Being a perfectionist and my harshest critic, I work stubbornly and meticulously on the tiniest of details until they are perfect to me. I'm always seeking to put an original twist or touch to everything I create. And I can't settle for just following someone else's idea or tutorial. Nope, I have to put my own unique and individual spin on every piece. That's part of the fun!

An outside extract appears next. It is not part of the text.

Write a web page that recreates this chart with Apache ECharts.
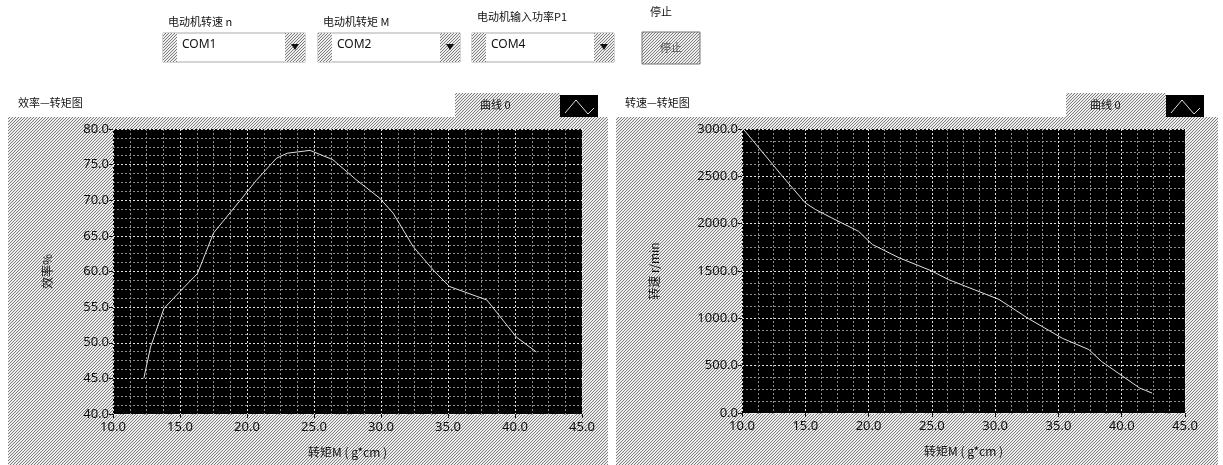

I've worked at finding my own unique "spin" on three dimensional needle felting, also known as dry felting. I've tried about every style and method, and have developed my own now. It's a focused form of sculptural needle felting that I call wool sculpting. I love using no armatures or supports, no glues or sticks or paper. My works are wool inside and out. And no presses, machines, or shortcuts...just my hands, holding sharp, barbed steel needles, sculpting wool by tangling and felting it into subtle and often dramatic shapes and effects. I occasionally use other natural animal fibers/furs/hair, and I will sometimes use a natural plant-based textile hardener as a clear coat, just to vary textures, but the wool still makes the piece what it is. Forming the wool is the magic, the joy. Seeing what I can make wool do, what textures I can mimic or recreate, this is why what I do is essentially wool sculpting. A wad of fluffy wool, a needle, and my imagination. Wow...how could it be any more exciting!?
As my experience grows, I am more and more excited at the possibilities and creative results. This is my passion. In life, like writing, you start at one point, but where it goes...and ends...is often a discovery all its own! Thank you for being a part of my story!